The Brentwood Historic District boundaries are roughly McDowell Road to Interstate 10, and 16th Street to to 20th Streets including the 51.
The architectural styles and square footage are Tudors and Bungalows which dictate this picturesque historic district inside the core of Phoenix, Arizona. These homes are a bit on the smaller side but loaded with classic charm averaging around 1200 square feet
Brentwood Historic Home Features
The square footage in these homes are a little more modest than those of other historic Phoenix districts ranging from about 1,000 to 1,200 square feet however the features are very sharp.
The homes in this affordable district boast original features which are quite prominent inside such as:
- Original doorknobs
- Hardwood floors
- Original, colored ceramic tile in the bathrooms and kitchens
- Built-ins of all designs and sizes and quite often the original kitchen cabinets
- Floor grates
More Common Elevation Features in Brentwood Homes are:
- High coved ceilings
- Wide archways
- Brick detail
Brentwood Historic District Homes For Sale
People like Cindy Findley moved to Brentwood in 2007, snapping up a 1930 charmer with three bedrooms and original windows and hardwood floors. She fell in love with the neighborhood’s wide streets, relatively large lots and mix of bungalows, ranch- and Tudor-style homes.
“They’re imperfect homes. They’re all unique, from the style of windows to the color they’re painted to the stucco on the walls,” Findley said.
She also enjoys the central location just north of downtown Phoenix, which puts her close to favorites like the Burton Barr Central Library, Tammie Coe Cakes and her son’s Bioscience High School in the Phoenix Union High School District.
Last year, Brentwood held its first home tour, featuring about a dozen homes, and drew about 750 people to the neighborhood. Next up is a block party this spring. Over the years, Findley has purchased three other homes in the neighborhood as investments. She doesn’t mind Brentwood’s low profile among historic districts.
“Nobody knows this little pocket exists . . . it’s OK that way,” she said.
The Brentwood neighborhood was developed during the city’s booming building periods before, during and after World War II. Early on, the developer touted the neighborhood’s “modestly priced homes . . . with city water, gas and electricity,” according to city records. And though a good bargain, the homes still offered such “modern” features as hardwood flooring.
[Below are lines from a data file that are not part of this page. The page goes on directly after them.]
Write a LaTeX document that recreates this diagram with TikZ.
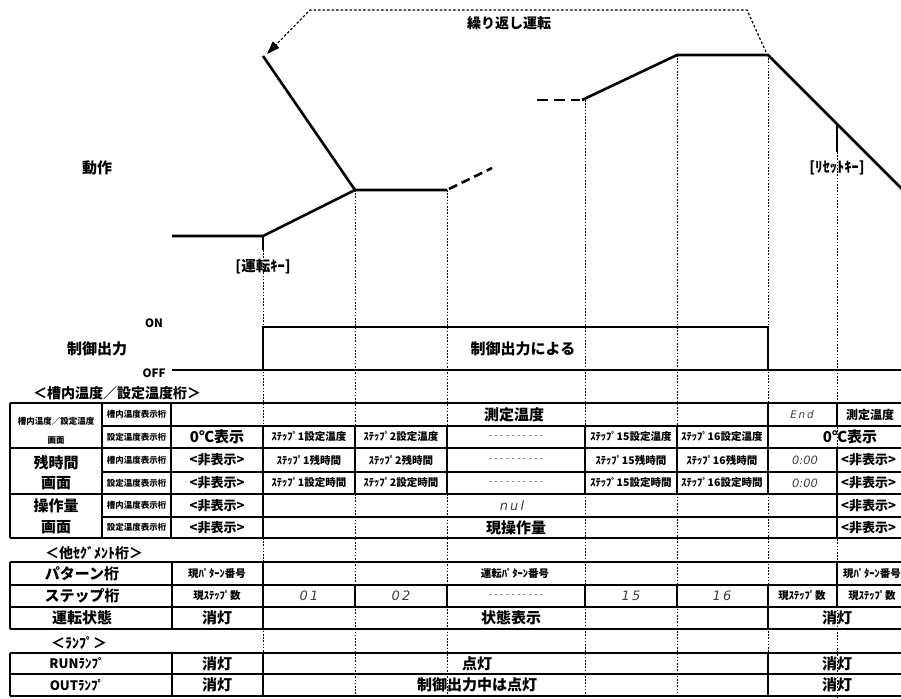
\documentclass[tikz,border=0pt]{standalone}
\usepackage{fontspec}
\setmainfont{Noto Sans CJK JP}
\newfontfamily\segfont{DejaVu Sans}
\newfontfamily\dashfont{DejaVu Sans Mono}
\usetikzlibrary{arrows.meta}
\newcommand\fz[1]{\fontsize{#1}{#1}\selectfont}
\begin{document}
\begin{tikzpicture}[x=1pt,y=-1pt,
  wave/.style={line width=2.6pt,line join=miter},
  ctrl/.style={line width=1.8pt},
  tbl/.style={line width=1.2pt},
  vdot/.style={line width=0.8pt,dash pattern=on 1.6pt off 1.6pt},
  lbl/.style={inner sep=0pt,font=\fz{15}\bfseries},
  hdr/.style={inner sep=0pt,font=\fz{14}\bfseries},
  med/.style={inner sep=0pt,font=\fz{13}\bfseries},
  keyl/.style={inner sep=0pt,font=\fz{14.5}\bfseries},
  mid/.style={inner sep=0pt,font=\fz{10.5}\bfseries},
  tiny/.style={inner sep=0pt,font=\fz{8.5}\bfseries},
  seg/.style={inner sep=0pt,font=\fz{13}\segfont\itshape,text=black!75},
  dsh/.style={inner sep=0pt,font=\fz{9.5}\dashfont,text=black!60},
]
\useasboundingbox (0,0) rectangle (901,698);
\fill[white] (0,0) rectangle (901,698);

% ---- time marker dotted verticals
\foreach \xx/\yy in {263/250,355/190,447/190,585/100,677/55,768/55,837/152}
  \draw[vdot] (\xx,\yy) -- (\xx,698);

% ---- operation curve
\coordinate (p0) at (172,236);
\coordinate (p1) at (263,236);
\coordinate (p2) at (355,190);
\coordinate (p3) at (447,190);
\coordinate (p4) at (582,100);
\coordinate (p5) at (677,55);
\coordinate (p6) at (768,55);
\coordinate (p7) at (905,192);
\coordinate (top) at (263,56);
\draw[wave] (p0) -- (p1) -- (p2) -- (p3);
\draw[wave] (p1) -- (263,250);
\draw[wave] (top) -- (p2);
\draw[wave,dash pattern=on 9pt off 5pt] (449,189) -- (492,168);
\draw[wave,dash pattern=on 11pt off 6pt] (537,100) -- (580,100);
\draw[wave] (p4) -- (p5) -- (p6) -- (p7);
\draw[wave] (837,124) -- (837,152);

% ---- repeat arrow
\draw[line width=1.2pt,dash pattern=on 2.5pt off 2pt,
      -{Triangle[length=13pt,width=9pt]}]
  (766,52) -- (747,10) -- (310,10) -- (267,54);
\node[hdr] (rep) at (509,23) {繰り返し運転};

\node[lbl] (dosa) at (97,168) {動作};
\node[keyl] (runkey) at (263,267) {[運転ｷｰ]};
\node[keyl] (rstkey) at (837,168) {[ﾘｾｯﾄｷｰ]};

% ---- control output
\draw[ctrl] (172,370) -- (901,370);
\draw[ctrl] (263,370) -- (263,327) -- (768,327) -- (768,370);
\node[inner sep=0pt,font=\fz{11.5}\bfseries] (on) at (154,323) {ON};
\node[inner sep=0pt,font=\fz{11.5}\bfseries] (off) at (154,373) {OFF};
\node[lbl] (ctl) at (97,349) {制御出力};
\node[lbl] (byctl) at (523,349) {制御出力による};

% ---- table 1
\node[hdr] (h1) at (117,393) {＜槽内温度／設定温度桁＞};
\foreach \yy in {403,448,494,538} \draw[tbl] (10,\yy) -- (901,\yy);
\foreach \yy in {426,472,517} \draw[tbl] (102,\yy) -- (901,\yy);
\foreach \xx in {10,102,171} \draw[tbl] (\xx,403) -- (\xx,538);
\draw[tbl] (263,426) -- (263,538);
\foreach \xx in {355,447,585,677} \draw[tbl] (\xx,426) -- (\xx,494);
\draw[tbl] (768,403) -- (768,494);
\draw[tbl] (837,403) -- (837,426);
\draw[tbl] (837,448) -- (837,538);

\node[tiny] (a1) at (56,421) {槽内温度／設定温度};
\node[tiny] (a2) at (56,440) {画面};
\node[lbl] (b1) at (56,463) {残時間};
\node[lbl] (b2) at (56,483) {画面};
\node[lbl] (c1) at (56,506) {操作量};
\node[lbl] (c2) at (56,527) {画面};
\node[tiny] (k1) at (136.5,414.5) {槽内温度表示桁};
\node[tiny] (k2) at (136.5,437) {設定温度表示桁};
\node[tiny] (k3) at (136.5,460) {槽内温度表示桁};
\node[tiny] (k4) at (136.5,483) {設定温度表示桁};
\node[tiny] (k5) at (136.5,505.5) {槽内温度表示桁};
\node[tiny] (k6) at (136.5,527.5) {設定温度表示桁};

\node[lbl] (t1a) at (217,437) {0℃表示};
\node[med] (t1b) at (217,460) {<非表示>};
\node[med] (t1c) at (217,483) {<非表示>};
\node[med] (t1d) at (217,505.5) {<非表示>};
\node[med] (t1e) at (217,527.5) {<非表示>};

\node[mid] (s1t) at (309,437) {ｽﾃｯﾌﾟ1設定温度};
\node[mid] (s2t) at (401,437) {ｽﾃｯﾌﾟ2設定温度};
\node[dsh] (dd1) at (516,437) {----------};
\node[mid] (s15t) at (631,437) {ｽﾃｯﾌﾟ15設定温度};
\node[mid] (s16t) at (722,437) {ｽﾃｯﾌﾟ16設定温度};
\node[mid] (s1r) at (309,460) {ｽﾃｯﾌﾟ1残時間};
\node[mid] (s2r) at (401,460) {ｽﾃｯﾌﾟ2残時間};
\node[dsh] (dd2) at (516,460) {----------};
\node[mid] (s15r) at (631,460) {ｽﾃｯﾌﾟ15残時間};
\node[mid] (s16r) at (722,460) {ｽﾃｯﾌﾟ16残時間};
\node[mid] (s1s) at (309,483) {ｽﾃｯﾌﾟ1設定時間};
\node[mid] (s2s) at (401,483) {ｽﾃｯﾌﾟ2設定時間};
\node[dsh] (dd3) at (516,483) {----------};
\node[mid] (s15s) at (631,483) {ｽﾃｯﾌﾟ15設定時間};
\node[mid] (s16s) at (722,483) {ｽﾃｯﾌﾟ16設定時間};

\node[lbl] (meas) at (514,414.5) {測定温度};
\node[seg] (nul) at (512,505.5) {n\,u\,l};
\node[lbl] (mv) at (516,527.5) {現操作量};

\node[seg,font=\fz{10.5}\segfont\itshape] (endv) at (802,414.5) {E\,n\,d};
\node[inner sep=0pt,font=\fz{12}\bfseries] (meas2) at (870,414.5) {測定温度};
\node[lbl] (zero2) at (850,437) {0℃表示};
\node[seg,font=\fz{11.5}\segfont\itshape] (z1) at (805,460) {0:00};
\node[seg,font=\fz{11.5}\segfont\itshape] (z2) at (805,483) {0:00};
\node[med,anchor=west] (r3) at (841,460) {<非表示>};
\node[med,anchor=west] (r4) at (841,483) {<非表示>};
\node[med,anchor=west] (r5) at (841,505.5) {<非表示>};
\node[med,anchor=west] (r6) at (841,527.5) {<非表示>};

% ---- table 2
\node[hdr] (h2) at (94,553) {＜他ｾｸﾞﾒﾝﾄ桁＞};
\foreach \yy in {562,585,607,629} \draw[tbl] (10,\yy) -- (901,\yy);
\foreach \xx in {10,172,263} \draw[tbl] (\xx,562) -- (\xx,629);
\foreach \xx in {355,447,585,677} \draw[tbl] (\xx,585) -- (\xx,607);
\draw[tbl] (768,585) -- (768,629);
\draw[tbl] (837,562) -- (837,607);

\node[lbl] (pk) at (82,573.5) {パターン桁};
\node[lbl] (sk) at (82,596) {ステップ桁};
\node[lbl] (uj) at (82,618) {運転状態};
\node[mid] (cp) at (217,573.5) {現ﾊﾟﾀｰﾝ番号};
\node[mid] (cs) at (217,596) {現ｽﾃｯﾌﾟ数};
\node[lbl] (off1) at (217,618) {消灯};
\node[mid] (rp) at (515,573.5) {運転ﾊﾟﾀｰﾝ番号};
\node[seg] (n01) at (309,596) {0\,1};
\node[seg] (n02) at (401,596) {0\,2};
\node[dsh] (dd4) at (516,596) {----------};
\node[seg] (n15) at (631,596) {1\,5};
\node[seg] (n16) at (722,596) {1\,6};
\node[mid] (cs2) at (802,596) {現ｽﾃｯﾌﾟ数};
\node[mid] (cp3) at (872,573.5) {現ﾊﾟﾀｰﾝ番号};
\node[mid] (cs3) at (872,596) {現ｽﾃｯﾌﾟ数};
\node[lbl] (st) at (511,618) {状態表示};
\node[lbl] (off2) at (837,618) {消灯};

% ---- table 3
\node[hdr] (h3) at (79,643) {＜ﾗﾝﾌﾟ＞};
\foreach \yy in {653,674,696} \draw[tbl] (10,\yy) -- (901,\yy);
\foreach \xx in {10,172,263,768} \draw[tbl] (\xx,653) -- (\xx,696);
\node[med] (runl) at (77,663.5) {RUNﾗﾝﾌﾟ};
\node[med] (outl) at (77,685) {OUTﾗﾝﾌﾟ};
\node[lbl] (off3) at (217,663.5) {消灯};
\node[lbl] (off4) at (217,685) {消灯};
\node[lbl] (lit) at (477,663.5) {点灯};
\node[lbl] (litc) at (477,685) {制御出力中は点灯};
\node[lbl] (off5) at (837,663.5) {消灯};
\node[lbl] (off6) at (837,685) {消灯};
\end{tikzpicture}
\end{document}
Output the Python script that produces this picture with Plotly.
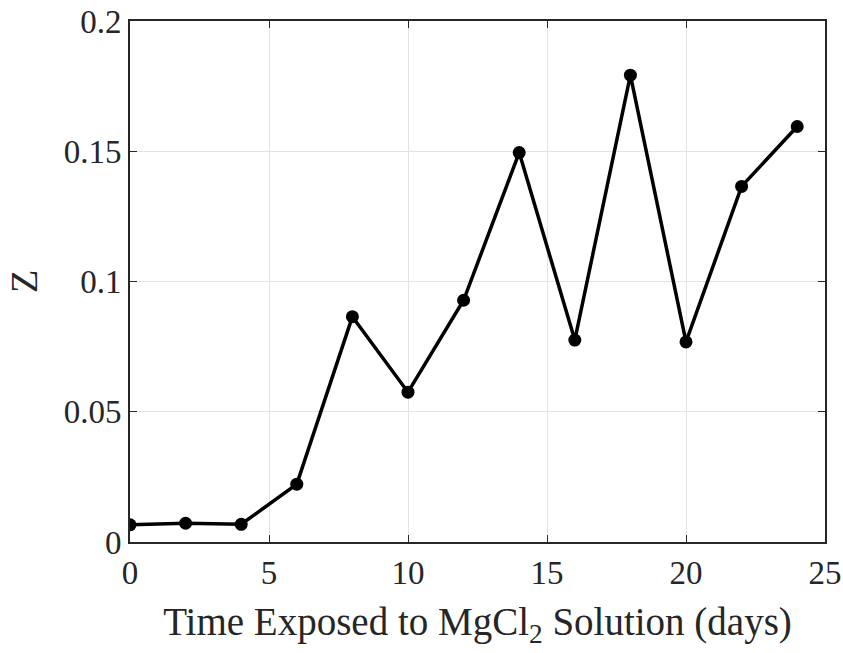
import plotly.graph_objects as go

days = [0, 2, 4, 6, 8, 10, 12, 14, 16, 18, 20, 22, 24]
z_values = [0.0066, 0.0072, 0.0068, 0.0222, 0.0865, 0.0575, 0.0928, 0.1495, 0.0775, 0.1792, 0.0768, 0.1365, 0.1595]
x_ticks = [0, 5, 10, 15, 20, 25]
y_ticks = [0, 0.05, 0.1, 0.15, 0.2]
y_tick_labels = ["0", "0.05", "0.1", "0.15", "0.2"]

fig = go.Figure()
fig.add_trace(go.Scatter(
    x=days, y=z_values, mode="lines+markers",
    line=dict(color="black", width=3.5),
    marker=dict(color="black", size=13),
    showlegend=False,
))

font_family = "Liberation Serif, Times New Roman, serif"
axis_common = dict(
    showline=True, linecolor="#262626", linewidth=2, mirror="ticks",
    ticks="inside", ticklen=7, tickcolor="#262626", tickwidth=1,
    showgrid=True, gridcolor="#e3e3e3", gridwidth=1,
    zeroline=False, automargin=False,
    tickfont=dict(family=font_family, size=33, color="#262626"),
)

fig.update_layout(
    width=843, height=653,
    margin=dict(l=130, r=18, t=21, b=111),
    paper_bgcolor="white", plot_bgcolor="white",
    xaxis=dict(range=[0, 25], tickvals=x_ticks, **axis_common,
               title=dict(text="Time Exposed to MgCl<sub>2</sub> Solution (days)",
                          font=dict(family=font_family, size=39, color="#262626"),
                          standoff=18)),
    yaxis=dict(range=[0, 0.2], tickvals=y_ticks, ticktext=y_tick_labels, **axis_common,
               title=dict(text="Z", font=dict(family=font_family, size=38, color="#262626"),
                          standoff=14)),
)

fig.write_html("out.html")
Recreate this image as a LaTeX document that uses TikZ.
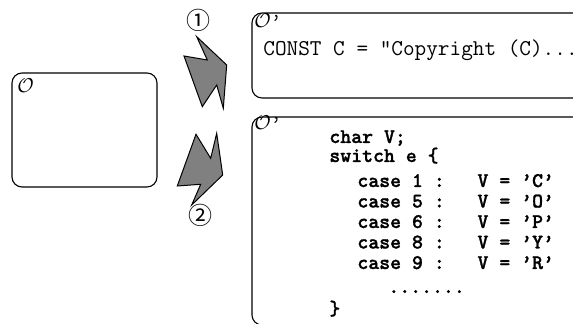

During World War II, a housing shortage for workers in war-related industries prompted the development of more economical homes with fewer amenities. As with the rest of the city, the end of the war brought a housing craze and Brentwood grew, with more homes aimed at middle-class families, and building through the 1950’s.
Bungalows, Tudors, Period Revival and Spanish-style homes are found largely unchanged in Brentwood, a small district about three blocks by four blocks.